Религия, учил Шлейермахер[19], основана на самом субъективном из чувств, она «в чувстве и расположении к бесконечному». Откровение Священного Писания мало значит по сравнению с откровением сердца. Открыть религию «значит открыть самого себя» — и наоборот.
Субъективное «я» полно предвестий. В нем обнаруживается также и весь природный процесс, вся естественная история. Новалис писал: «Для постижения природы надо прочувствовать внутри себя всю последовательность ее возникновения». Он же: «Что такое природа? Энциклопедический, систематический указатель или план нашего духа».
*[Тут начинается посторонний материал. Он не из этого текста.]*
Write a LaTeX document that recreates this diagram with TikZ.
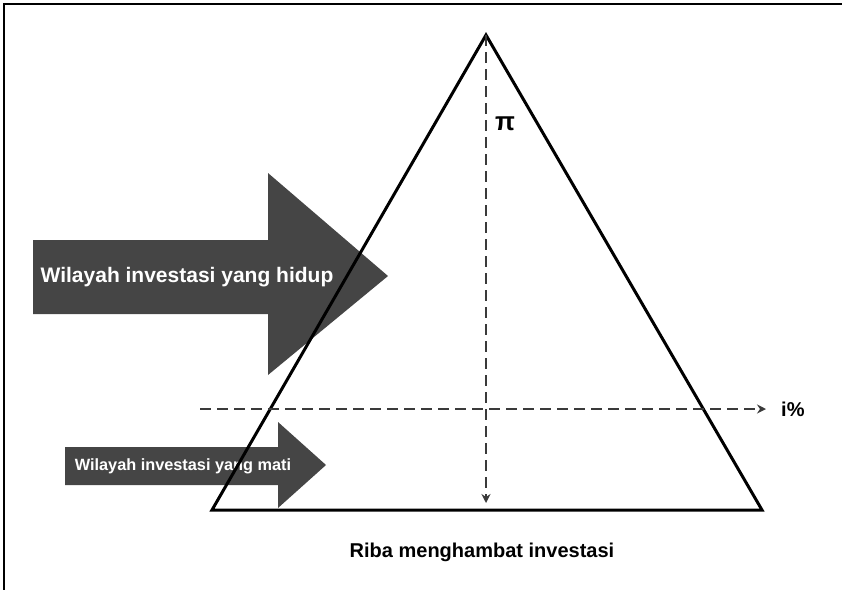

Именно Кант, чопорный, мало расположенный к проявлениям энтузиазма, так много сделал, частично сам не желая того, для возвеличивания субъективного «я». Немногие основательно изучали его, и менее всего Гофман в свои молодые годы. Но так много было повсюду разговоров о том, что, согласно его учению, мир, постигаемый опытным путем, представляет собой продукт субъективных категорий. Кант укоротил универсалистские притязания разума по субъективной мерке. В эпоху, учившую с наслаждением говорить: «Я», это понималось, прежде всего, как возвышение субъекта. Огорчение Клейста, начитавшегося Канта, по поводу непознаваемости мира совершенно нетипично для той эпохи. Именно потому, что тогда открывали собственное «я». Непознаваемость «вещи в себе» мало кого тревожила. У Канта романтическое поколение нашло то, что он, как сам полагал, упразднил, а именно: возможность новой метафизики, метафизики субъективного «я». Кант учил, что мы не можем объективно познавать мир, поскольку вынуждены оставаться в пределах субъекта. Романтическое поколение перевернуло это учение: если мы познаем самих себя, то познаем и весь мир. Мы конструируем мир из форм нашего духа. Сначала Фихте, а затем и Гегель поступали именно так. Особенно успешно возвеличить субъективное «я», оказавшее наибольшее влияние на культурную жизнь своего времени, удалось Фихте. Благодаря его философии, которая, как и философия Канта, очень скоро стала ходовым товаром, слово «я» приобрело совершенно особую окраску, сопоставимую лишь с той многозначительностью, которую позднее Ницше и Фрейд придавали слову «оно».